The ultimate point is that the “discriminatory” special rules
governing the South that conservatives find so offensive is actually
pretty light penance for centuries of systematic denial of human rights
to (depending on the particular time and place) nearly half or more than
half the local population—which from the perspective of history just
ended the day before yesterday, over the violent resistance of the
perpetrators, who more or less continued their political and economic
hegemony over the South without serious interruption.

How long should the South have to put up with the terrible indignity
of being treated differently? Well, at least until most of the last
victims of full-fledged, unapologetic Jim Crow persecution are laid to
rest: maybe until 2031, the date when the last congressional extension
of the Voting Rights Act (the extension casually pushed aside by Shelby County v. Holder) expires.

Gary Trudeau's Doonesbury cartoon strip is rerunning the "Jim Crow" series from last year in the wake of the U.S. Supreme Court decision in Shelby County v. Holder. Here is today's strip.


Ed Kilgore drives home the point that the Roberts Court largely ignored the Civil War and the purpose and intent of the post-Civil War constitutional amendments that reordered the nature of federalism, by concocting a state sovereignty argument bordering on "states' rights" Tentherism.

Civil Rights Amendment “Originalism”:

While we are talking about the relationship of the struggle for civil
rights with contemporary politics and jurisprudence, I’d like to call
your attention to Eric Schnurer’s fine essay
at Ten Miles Square on the strange amnesia among conservatives about
the radical intent of the Civil Rights Amendments to the Constitution:

Those who claim to believe in following the Constitution’s
letter and the Framers’ intent reject the idea, as Roberts put it, that
history ended in 1965 – rather, they believe it ended in 1789. The
rallying cry of “original intent” seemingly has taken “original” to mean
the document’s 1789 version only. The post-Civil War Amendments hardly
ever get the “originalist” recognition they deserve.
There’s a reason
for that: Self-styled originalists wouldn’t like the results.

That’s because, in the first several years after the Civil
War, the Constitution was amended dramatically to alter the role of
states from what the Framers of the original document envisioned. As a
result of the war, federal authority had been forcibly imposed over a
few specific states
. The 13th (abolishing slavery), 14th (discussed
further here) and 15th (voting rights) Amendments championed by the
Radical Republicans “constitutionalized” this new relationship. The new,
revised constitutional structure – which we still live under today –
was specifically intended to subject states of the former Confederacy to
federal control
. This renders it transparently disingenuous for the
Supreme Court to find itself shocked, shocked that Congress, in
enforcing the VRA, would target states of the former Confederacy, and
uncharacteristically to insist that we hurry on from the constitutional

As Schnurer observes, the 14th Amendment in particular was intended
to create, and was in fact used to create, a very different relationship
between the federal government and the states, precisely because the
Founders’ design had shown its flaws in dealing with slavery.

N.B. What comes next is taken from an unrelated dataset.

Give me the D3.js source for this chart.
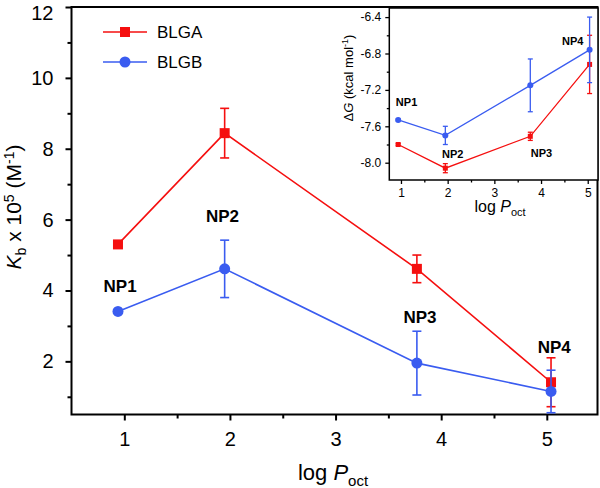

The written Constitution under which we live today
represents the emergence of a vastly different conception of the need
for centralized, national power in the 19th Century from that of the
revolutionaries of the 18th. Unwise departure from founding principles
or not, relevant or irrelevant to today’s world, this
reconceptualization of the federal role and federal/state relations was
adopted and written into the Constitution, supplanting that of the
founding generation
. So, if one truly believes (as I do) that fidelity
to our nation’s heritage, laws, and values requires giving force to
what’s actually in the Constitution and what the framers of those
provisions intended, then it’s inconsistent (to be charitable) to
continue to cling to, say, Patrick Henry’s vision rather than, say,
Thaddeus Stevens’. Or Abraham Lincolns’.

This is an argument that “constitutional conservatives” rarely if
ever address, but is perhaps why they feel the need to endow the 1789
document (absent the specific sanction for slavery) with such
supernatural trappings. It is richly ironic that people who claim to
have such a reverence for American’s unique history and traditions can’t
quite seem to come to grips with our country’s most traumatic and
transformative event, the Civil War, and its aftermath
. But it can’t
just be wished away.

Unless of course you are John Roberts and the conservative activist justices of the U.S. Supreme Court.